Methuselah is a Southwestern folk CD. The songs are inspired by desert folklore, a former slave named Biddy Mason who won her freedom in California in the late 1800s, a poem by William Blake ("A Poison Tree"), an enormous redwood in the Santa Cruz Mountains named Methuselah, experiences on the road in Arizona and California, and creation spirituality. Methuselah was recorded at Wavelab in Tucson, AZ, engineered and mixed by the visionary Craig Schumacher, and electric guitar, organ and vibraphone played by studio co-owner and musician Nick Luca, giving Methuselah Wavelab's signature touch of warmth and spontaneity.

I was born in Miami, FL and lived in Georgia and Connecticut. I bought my first guitar when I was fourteen at a music store on Jimmy Carter Blvd in Norcross, GA and briefly took lessons at a music shop in Old Saybrook, CT, where I was strongly encouraged to stick with playing.
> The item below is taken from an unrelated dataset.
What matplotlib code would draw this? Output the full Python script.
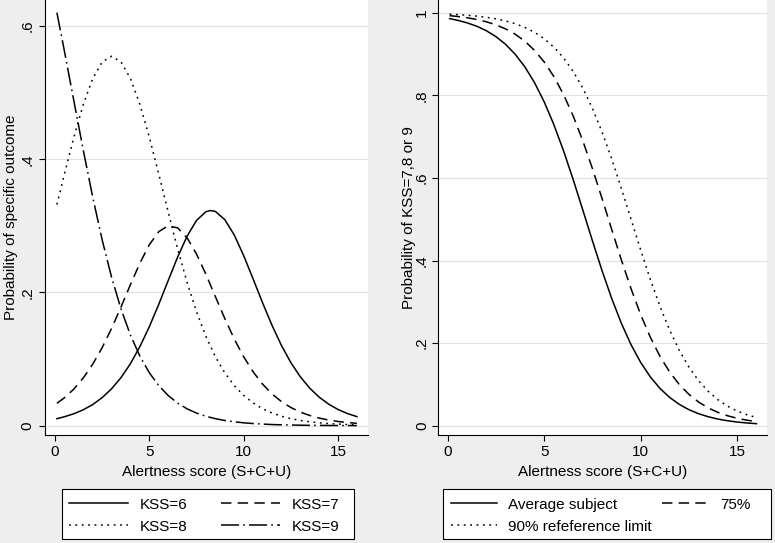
import matplotlib.pyplot as plt
from matplotlib.patches import Rectangle

plt.rcParams['font.family'] = ['Liberation Sans', 'DejaVu Sans']
plt.rcParams['lines.scale_dashes'] = False

# Alertness score grid
score = [0.1, 0.5, 1.0, 1.5, 2.0, 2.5, 3.0, 3.5, 4.0, 4.5, 5.0, 5.5, 6.0, 6.5, 7.0, 7.5,
         8.0, 8.5, 9.0, 9.5, 10.0, 10.5, 11.0, 11.5, 12.0, 12.5, 13.0, 13.5, 14.0, 14.5,
         15.0, 15.5, 16.0]
# KSS=6 has one extra reading at its peak (8.25)
score6 = [0.1, 0.5, 1.0, 1.5, 2.0, 2.5, 3.0, 3.5, 4.0, 4.5, 5.0, 5.5, 6.0, 6.5, 7.0, 7.5,
          8.0, 8.25, 8.5, 9.0, 9.5, 10.0, 10.5, 11.0, 11.5, 12.0, 12.5, 13.0, 13.5, 14.0,
          14.5, 15.0, 15.5, 16.0]

# Left panel: probability of each KSS outcome
kss6 = [0.0105, 0.0134, 0.0179, 0.0239, 0.0317, 0.0421, 0.0554, 0.0722, 0.0931, 0.1187,
        0.1486, 0.1822, 0.2179, 0.2531, 0.2844, 0.3081, 0.3212, 0.3230, 0.3216, 0.3093,
        0.2863, 0.2553, 0.2203, 0.1846, 0.1508, 0.1205, 0.0947, 0.0735, 0.0563, 0.0429,
        0.0324, 0.0243, 0.0182, 0.0136]
kss7 = [0.0336, 0.0419, 0.0550, 0.0717, 0.0924, 0.1172, 0.1461, 0.1782, 0.2118, 0.2440,
        0.2717, 0.2913, 0.3001, 0.2969, 0.2820, 0.2577, 0.2272, 0.1938, 0.1608, 0.1302,
        0.1035, 0.0809, 0.0624, 0.0477, 0.0362, 0.0273, 0.0204, 0.0153, 0.0114, 0.0085,
        0.0063, 0.0047, 0.0035]
kss8 = [0.3320, 0.3777, 0.4331, 0.4823, 0.5211, 0.5460, 0.5546, 0.5460, 0.5211, 0.4823,
        0.4331, 0.3777, 0.3207, 0.2655, 0.2152, 0.1711, 0.1339, 0.1036, 0.0793, 0.0602,
        0.0454, 0.0341, 0.0255, 0.0191, 0.0142, 0.0105, 0.0079, 0.0059, 0.0043, 0.0032,
        0.0024, 0.0017, 0.0013]
kss9 = [0.6201, 0.5622, 0.4875, 0.4134, 0.3430, 0.2789, 0.2227, 0.1751, 0.1359, 0.1043,
        0.0794, 0.0601, 0.0452, 0.0339, 0.0253, 0.0189, 0.0141, 0.0105, 0.0078, 0.0058,
        0.0043, 0.0032, 0.0024, 0.0017, 0.0013, 0.0010, 0.0007, 0.0005, 0.0004, 0.0003,
        0.0002, 0.0002, 0.0001]

# Right panel: probability of KSS 7, 8 or 9
avg_subject = [0.9857, 0.9818, 0.9756, 0.9674, 0.9565, 0.9421, 0.9234, 0.8993, 0.8688, 0.8306,
               0.7842, 0.7291, 0.6660, 0.5963, 0.5225, 0.4477, 0.3752, 0.3079, 0.2479, 0.1962,
               0.1532, 0.1182, 0.0903, 0.0685, 0.0517, 0.0388, 0.0290, 0.0217, 0.0161, 0.0120,
               0.0089, 0.0066, 0.0049]
pct75 = [0.9929, 0.9910, 0.9879, 0.9837, 0.9781, 0.9707, 0.9608, 0.9479, 0.9309, 0.9089,
         0.8808, 0.8455, 0.8022, 0.7503, 0.6900, 0.6225, 0.5498, 0.4750, 0.4013, 0.3318,
         0.2689, 0.2142, 0.1680, 0.1301, 0.0998, 0.0759, 0.0573, 0.0431, 0.0323, 0.0241,
         0.0180, 0.0134, 0.0099]
ref90 = [0.9965, 0.9955, 0.9939, 0.9918, 0.9890, 0.9852, 0.9802, 0.9734, 0.9644, 0.9526,
         0.9370, 0.9168, 0.8909, 0.8581, 0.8176, 0.7685, 0.7109, 0.6457, 0.5744, 0.5000,
         0.4256, 0.3543, 0.2891, 0.2315, 0.1824, 0.1419, 0.1091, 0.0832, 0.0630, 0.0474,
         0.0356, 0.0266, 0.0198]

left_yticks = [0, 0.2, 0.4, 0.6]
left_ylabels = ['0', '.2', '.4', '.6']
right_yticks = [0, 0.2, 0.4, 0.6, 0.8, 1.0]
right_ylabels = ['0', '.2', '.4', '.6', '.8', '1']

W, H = 775, 543
fig = plt.figure(figsize=(W / 100, H / 100), dpi=100, facecolor='#eeeeee')


def px_axes(x0, x1, y_top, y_bot):
    return fig.add_axes([x0 / W, 1 - y_bot / H, (x1 - x0) / W, (y_bot - y_top) / H])


SOLID = '-'
DASH = (0, (7.5, 4.5))
DOT = (0, (1.3, 3.3))
DASHDOT = (0, (13, 3, 1.2, 3))
LW = 1.1


def style_axes(ax, yticks, ylabels, xlim, ylim, ytitle, ytitle_x, ypad):
    ax.set_facecolor('white')
    ax.set_xlim(*xlim)
    ax.set_ylim(*ylim)
    ax.set_xticks([0, 5, 10, 15])
    ax.set_yticks(yticks)
    ax.set_yticklabels(ylabels)
    for s in ['top', 'right']:
        ax.spines[s].set_visible(False)
    for s in ['left', 'bottom']:
        ax.spines[s].set_linewidth(0.8)
        ax.spines[s].set_color('black')
    ax.tick_params(direction='out', length=4.3, width=0.8, labelsize=11, colors='black')
    ax.tick_params(axis='y', labelrotation=90, pad=ypad)
    ax.tick_params(axis='x', pad=3.2)
    for lab in ax.get_yticklabels():
        lab.set_va('center')
    ax.grid(axis='y', color='#e2e2e2', lw=0.8)
    ax.set_axisbelow(True)
    ax.set_xlabel('Alertness score (S+C+U)', fontsize=11)
    ax.xaxis.set_label_coords(0.5, -36.7 / 435)
    ax.xaxis.label.set_va('center')
    ax.set_ylabel(ytitle, fontsize=11)
    ax.yaxis.set_label_coords(ytitle_x, 0.5)
    ax.yaxis.label.set_va('center')


# Left panel
ax1 = px_axes(45, 368, 0, 435)
l6, = ax1.plot(score6, kss6, color='black', lw=LW, ls=SOLID)
l7, = ax1.plot(score, kss7, color='black', lw=LW, ls=DASH)
l8, = ax1.plot(score, kss8, color='black', lw=LW, ls=DOT)
l9, = ax1.plot(score, kss9, color='black', lw=LW, ls=DASHDOT)
style_axes(ax1, left_yticks, left_ylabels, (-0.53, 16.59), (-0.014, 0.639),
           'Probability of specific outcome', (11 - 45) / 323, 3.4)

# Right panel
ax2 = px_axes(437.7, 766.7, 0, 435)
r1, = ax2.plot(score, avg_subject, color='black', lw=LW, ls=SOLID)
r2, = ax2.plot(score, pct75, color='black', lw=LW, ls=DASH)
r3, = ax2.plot(score, ref90, color='black', lw=LW, ls=DOT)
style_axes(ax2, right_yticks, right_ylabels, (-0.518, 16.53), (-0.0225, 1.0308),
           'Probability of KSS=7,8 or 9', (409 - 437.7) / 329, 2.0)

# Legend boxes
for x0, x1 in [(62.3, 354), (443.3, 770.7)]:
    fig.add_artist(Rectangle((x0 / W, 1 - 539 / H), (x1 - x0) / W, 50 / H,
                             transform=fig.transFigure, facecolor='white',
                             edgecolor='black', lw=0.8, zorder=1))

fig.legend([l6, l8, l7, l9], ['KSS=6', 'KSS=8', 'KSS=7', 'KSS=9'],
           loc='upper left', bbox_to_anchor=(69.3 / W, 1 - 497.6 / H), ncol=2,
           frameon=False, fontsize=11, handlelength=3.86, handletextpad=0.76,
           columnspacing=2.2, labelspacing=0.52, borderpad=0, borderaxespad=0)
fig.legend([r1, r3, r2], ['Average subject', '90% refeference limit', '75%'],
           loc='upper left', bbox_to_anchor=(450.7 / W, 1 - 497.6 / H), ncol=2,
           frameon=False, fontsize=11, handlelength=3.05, handletextpad=0.72,
           columnspacing=0.67, labelspacing=0.52, borderpad=0, borderaxespad=0)

fig.savefig('out.png', dpi=100, facecolor=fig.get_facecolor())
My last two years of high school was in Marietta, GA, where I developed a deep love of nature living at the end of Columns Drive by the Chattahoochee River in East Cobb, exploring the woods and paper mill ruins.

I bummed around between San Diego, Los Angeles, Boulder, and Little Five Points in East Atlanta after high school. I attended Oglethorpe University for three years and earned a B.A. in History. After graduation, I quickly figured out that I wanted to become a musician and songwriter.

I packed up my truck and moved to Berkeley, CA in the summer of 2000. In September, I rode up to Portland and then down to Boulder. Here I was in Boulder again, the great cross roads town for all wanderers. I went back to Portland and started working door to door for an environmental group. Sick of the cold and rain, I drifted back down to California and worked at a sailing school in the Berkeley Marina. I discovered Santa Cruz and lived there for nine months, playing my first solo gigs at the youth hostel on Beach Hill and at a bar called the Poet and Patriot. I rode north to Arcata and then took a cross country trip. I landed in Tucson, where I hunkered down to write and record my first CD, and open shows for artists such as Dave Alvin and Neko Case.